Provided material:
## Start
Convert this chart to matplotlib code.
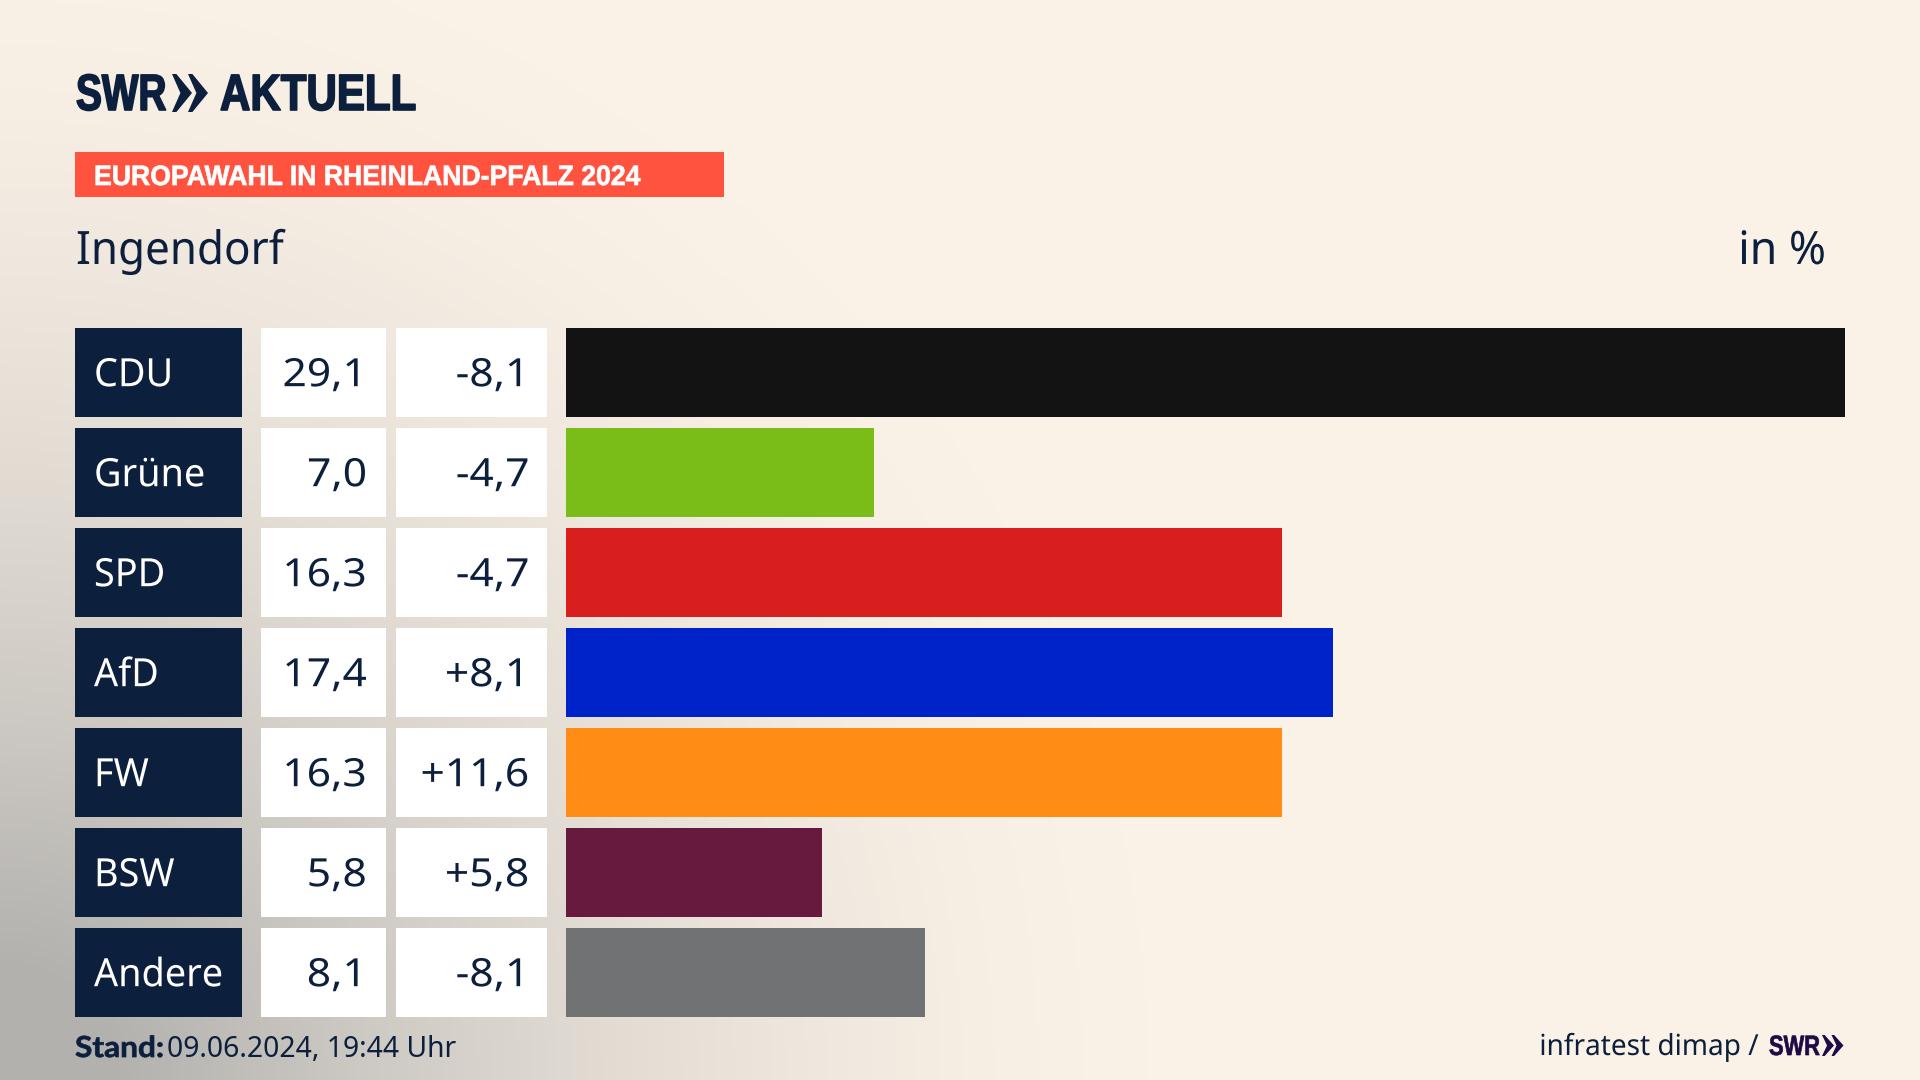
import numpy as np
import matplotlib
matplotlib.use('Agg')
import matplotlib.pyplot as plt
from matplotlib.colors import LinearSegmentedColormap
from matplotlib.patches import Polygon
from matplotlib.patheffects import AbstractPathEffect
from matplotlib.transforms import Affine2D

parties = ['CDU', 'Grüne', 'SPD', 'AfD', 'FW', 'BSW', 'Andere']
shares = ['29,1', '7,0', '16,3', '17,4', '16,3', '5,8', '8,1']
changes = ['-8,1', '-4,7', '-4,7', '+8,1', '+11,6', '+5,8', '-8,1']
# bar lengths as measured, slightly finer than the printed labels
bar_lengths = [29.1, 7.0, 16.3, 17.46, 16.3, 5.82, 8.16]
party_colors = ['#131313', '#7ABD19', '#D81F1E', '#0022C9', '#FF8C14', '#671A3E', '#717274']

NAVY = '#0C1F3D'
LOGO = '#1E0A46'
plt.rcParams['font.family'] = ['Noto Sans', 'DejaVu Sans']

W, H = 1920, 1080
fig = plt.figure(figsize=(W / 100, H / 100), dpi=100)


class Squeeze(AbstractPathEffect):
    # no condensed fonts here, so scale the glyphs in x around an anchor pixel
    def __init__(self, sx, x0, stroke=0):
        super().__init__()
        self.sx = sx
        self.x0 = x0
        self.stroke = stroke

    def draw_path(self, renderer, gc, tpath, affine, rgbFace=None):
        t = Affine2D().translate(-self.x0, 0).scale(self.sx, 1).translate(self.x0, 0)
        gc0 = renderer.new_gc()
        gc0.copy_properties(gc)
        if self.stroke:
            # thicken the strokes a little, the original face is heavier
            gc0.set_foreground(rgbFace)
            gc0.set_linewidth(self.stroke)
        renderer.draw_path(gc0, tpath, affine + t, rgbFace)
        gc0.restore()


def px(size):
    return size * 0.72


def label(ax, x, y, s, size, color, sx=1.0, stroke=0, ha='left', va='baseline', **kw):
    t = ax.text(x, y, s, fontsize=px(size), color=color, ha=ha, va=va, zorder=3, **kw)
    if sx != 1.0 or stroke:
        t.set_path_effects([Squeeze(sx, x, stroke)])
    return t


# page in pixel coordinates, background + header + footer live here
page = fig.add_axes([0, 0, 1, 1])

xx, yy = np.meshgrid(np.linspace(0, 1, 480), np.linspace(0, 1, 270))
dist = np.sqrt((xx / 0.62) ** 2 + ((1 - yy) / 1.1) ** 2)
shade = np.clip(1 - dist, 0, 1) ** 1.7
bg = LinearSegmentedColormap.from_list('bg', ['#FBF2E7', '#B2B1AE'])
page.imshow(shade, cmap=bg, vmin=0, vmax=0.85, extent=[0, W, H, 0], aspect='auto', zorder=0)
page.set_xlim(0, W)
page.set_ylim(H, 0)
page.axis('off')


def chevrons(x, top, bottom, w, step, color):
    mid = (top + bottom) / 2
    for dx in (0, step):
        page.add_patch(Polygon([[x + dx, top], [x + dx + w * 0.22, top], [x + dx + w, mid],
                                [x + dx + w * 0.22, bottom], [x + dx, bottom], [x + dx + w * 0.42, mid]],
                               closed=True, color=color, lw=0, zorder=3))


# logo
label(page, 76, 110, 'SWR', 51, NAVY, sx=0.76, stroke=1.2, fontweight='bold', family='Liberation Sans')
chevrons(172, 74, 112, 20, 16, NAVY)
label(page, 220, 110, 'AKTUELL', 51, NAVY, sx=0.825, stroke=1.2, fontweight='bold', family='Liberation Sans')

# banner and titles
page.fill_between([75, 724], 152, 197, color='#FF5340', lw=0, zorder=2)
label(page, 94, 185, 'EUROPAWAHL IN RHEINLAND-PFALZ 2024', 28, 'white', sx=0.951, stroke=0.5,
      fontweight='bold', family='Liberation Sans')
label(page, 76, 264, 'Ingendorf', 46, NAVY, sx=0.955)
label(page, 1826, 264, 'in %', 46, NAVY, sx=0.97, ha='right')

# footer
label(page, 75, 1057, 'Stand:', 29, NAVY, sx=1.09, stroke=0.5, fontweight='bold', family='Lato')
label(page, 167, 1057, '09.06.2024, 19:44 Uhr', 28.3, NAVY)
label(page, 1759, 1055, 'infratest dimap /', 29, NAVY, sx=0.965, ha='right')
label(page, 1769, 1055, 'SWR', 28, LOGO, sx=0.78, stroke=0.5, fontweight='bold', family='Liberation Sans')
chevrons(1822, 1035, 1056, 12, 9.5, LOGO)

rows = np.arange(len(parties))
top_px, bottom_px = 322.5, 1022.5

# table columns share the row scale with the bars
table = fig.add_axes([0, 1 - bottom_px / H, 1, (bottom_px - top_px) / H])
table.set_xlim(0, W)
table.set_ylim(6.5, -0.5)
table.axis('off')
table.patch.set_alpha(0)
table.barh(rows, 167, left=75, height=0.885, color=NAVY, lw=0)
table.barh(rows, 125, left=261, height=0.885, color='white', lw=0)
table.barh(rows, 151, left=396, height=0.885, color='white', lw=0)
for r, name, share, change in zip(rows, parties, shares, changes):
    y = r - 0.008
    label(table, 94, y, name, 39, 'white', sx=0.97, va='center_baseline')
    label(table, 367, y, share, 39, NAVY, sx=1.09, ha='right', va='center_baseline')
    label(table, 529.5, y, change, 39, NAVY, sx=1.09, ha='right', va='center_baseline')

ax = fig.add_axes([566 / W, 1 - bottom_px / H, (1845 - 566) / W, (bottom_px - top_px) / H])
ax.barh(rows, bar_lengths, height=0.885, color=party_colors, lw=0)
ax.set_xlim(0, max(bar_lengths))
ax.set_ylim(6.5, -0.5)
ax.axis('off')
ax.patch.set_alpha(0)

fig.savefig('out.png', dpi=100)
## End
Job:
Omit pictures; set down the rest of the material word for word.

Correct answer:
Convert this chart to matplotlib code.
import numpy as np
import matplotlib
matplotlib.use('Agg')
import matplotlib.pyplot as plt
from matplotlib.colors import LinearSegmentedColormap
from matplotlib.patches import Polygon
from matplotlib.patheffects import AbstractPathEffect
from matplotlib.transforms import Affine2D

parties = ['CDU', 'Grüne', 'SPD', 'AfD', 'FW', 'BSW', 'Andere']
shares = ['29,1', '7,0', '16,3', '17,4', '16,3', '5,8', '8,1']
changes = ['-8,1', '-4,7', '-4,7', '+8,1', '+11,6', '+5,8', '-8,1']
# bar lengths as measured, slightly finer than the printed labels
bar_lengths = [29.1, 7.0, 16.3, 17.46, 16.3, 5.82, 8.16]
party_colors = ['#131313', '#7ABD19', '#D81F1E', '#0022C9', '#FF8C14', '#671A3E', '#717274']

NAVY = '#0C1F3D'
LOGO = '#1E0A46'
plt.rcParams['font.family'] = ['Noto Sans', 'DejaVu Sans']

W, H = 1920, 1080
fig = plt.figure(figsize=(W / 100, H / 100), dpi=100)


class Squeeze(AbstractPathEffect):
    # no condensed fonts here, so scale the glyphs in x around an anchor pixel
    def __init__(self, sx, x0, stroke=0):
        super().__init__()
        self.sx = sx
        self.x0 = x0
        self.stroke = stroke

    def draw_path(self, renderer, gc, tpath, affine, rgbFace=None):
        t = Affine2D().translate(-self.x0, 0).scale(self.sx, 1).translate(self.x0, 0)
        gc0 = renderer.new_gc()
        gc0.copy_properties(gc)
        if self.stroke:
            # thicken the strokes a little, the original face is heavier
            gc0.set_foreground(rgbFace)
            gc0.set_linewidth(self.stroke)
        renderer.draw_path(gc0, tpath, affine + t, rgbFace)
        gc0.restore()


def px(size):
    return size * 0.72


def label(ax, x, y, s, size, color, sx=1.0, stroke=0, ha='left', va='baseline', **kw):
    t = ax.text(x, y, s, fontsize=px(size), color=color, ha=ha, va=va, zorder=3, **kw)
    if sx != 1.0 or stroke:
        t.set_path_effects([Squeeze(sx, x, stroke)])
    return t


# page in pixel coordinates, background + header + footer live here
page = fig.add_axes([0, 0, 1, 1])

xx, yy = np.meshgrid(np.linspace(0, 1, 480), np.linspace(0, 1, 270))
dist = np.sqrt((xx / 0.62) ** 2 + ((1 - yy) / 1.1) ** 2)
shade = np.clip(1 - dist, 0, 1) ** 1.7
bg = LinearSegmentedColormap.from_list('bg', ['#FBF2E7', '#B2B1AE'])
page.imshow(shade, cmap=bg, vmin=0, vmax=0.85, extent=[0, W, H, 0], aspect='auto', zorder=0)
page.set_xlim(0, W)
page.set_ylim(H, 0)
page.axis('off')


def chevrons(x, top, bottom, w, step, color):
    mid = (top + bottom) / 2
    for dx in (0, step):
        page.add_patch(Polygon([[x + dx, top], [x + dx + w * 0.22, top], [x + dx + w, mid],
                                [x + dx + w * 0.22, bottom], [x + dx, bottom], [x + dx + w * 0.42, mid]],
                               closed=True, color=color, lw=0, zorder=3))


# logo
label(page, 76, 110, 'SWR', 51, NAVY, sx=0.76, stroke=1.2, fontweight='bold', family='Liberation Sans')
chevrons(172, 74, 112, 20, 16, NAVY)
label(page, 220, 110, 'AKTUELL', 51, NAVY, sx=0.825, stroke=1.2, fontweight='bold', family='Liberation Sans')

# banner and titles
page.fill_between([75, 724], 152, 197, color='#FF5340', lw=0, zorder=2)
label(page, 94, 185, 'EUROPAWAHL IN RHEINLAND-PFALZ 2024', 28, 'white', sx=0.951, stroke=0.5,
      fontweight='bold', family='Liberation Sans')
label(page, 76, 264, 'Ingendorf', 46, NAVY, sx=0.955)
label(page, 1826, 264, 'in %', 46, NAVY, sx=0.97, ha='right')

# footer
label(page, 75, 1057, 'Stand:', 29, NAVY, sx=1.09, stroke=0.5, fontweight='bold', family='Lato')
label(page, 167, 1057, '09.06.2024, 19:44 Uhr', 28.3, NAVY)
label(page, 1759, 1055, 'infratest dimap /', 29, NAVY, sx=0.965, ha='right')
label(page, 1769, 1055, 'SWR', 28, LOGO, sx=0.78, stroke=0.5, fontweight='bold', family='Liberation Sans')
chevrons(1822, 1035, 1056, 12, 9.5, LOGO)

rows = np.arange(len(parties))
top_px, bottom_px = 322.5, 1022.5

# table columns share the row scale with the bars
table = fig.add_axes([0, 1 - bottom_px / H, 1, (bottom_px - top_px) / H])
table.set_xlim(0, W)
table.set_ylim(6.5, -0.5)
table.axis('off')
table.patch.set_alpha(0)
table.barh(rows, 167, left=75, height=0.885, color=NAVY, lw=0)
table.barh(rows, 125, left=261, height=0.885, color='white', lw=0)
table.barh(rows, 151, left=396, height=0.885, color='white', lw=0)
for r, name, share, change in zip(rows, parties, shares, changes):
    y = r - 0.008
    label(table, 94, y, name, 39, 'white', sx=0.97, va='center_baseline')
    label(table, 367, y, share, 39, NAVY, sx=1.09, ha='right', va='center_baseline')
    label(table, 529.5, y, change, 39, NAVY, sx=1.09, ha='right', va='center_baseline')

ax = fig.add_axes([566 / W, 1 - bottom_px / H, (1845 - 566) / W, (bottom_px - top_px) / H])
ax.barh(rows, bar_lengths, height=0.885, color=party_colors, lw=0)
ax.set_xlim(0, max(bar_lengths))
ax.set_ylim(6.5, -0.5)
ax.axis('off')
ax.patch.set_alpha(0)

fig.savefig('out.png', dpi=100)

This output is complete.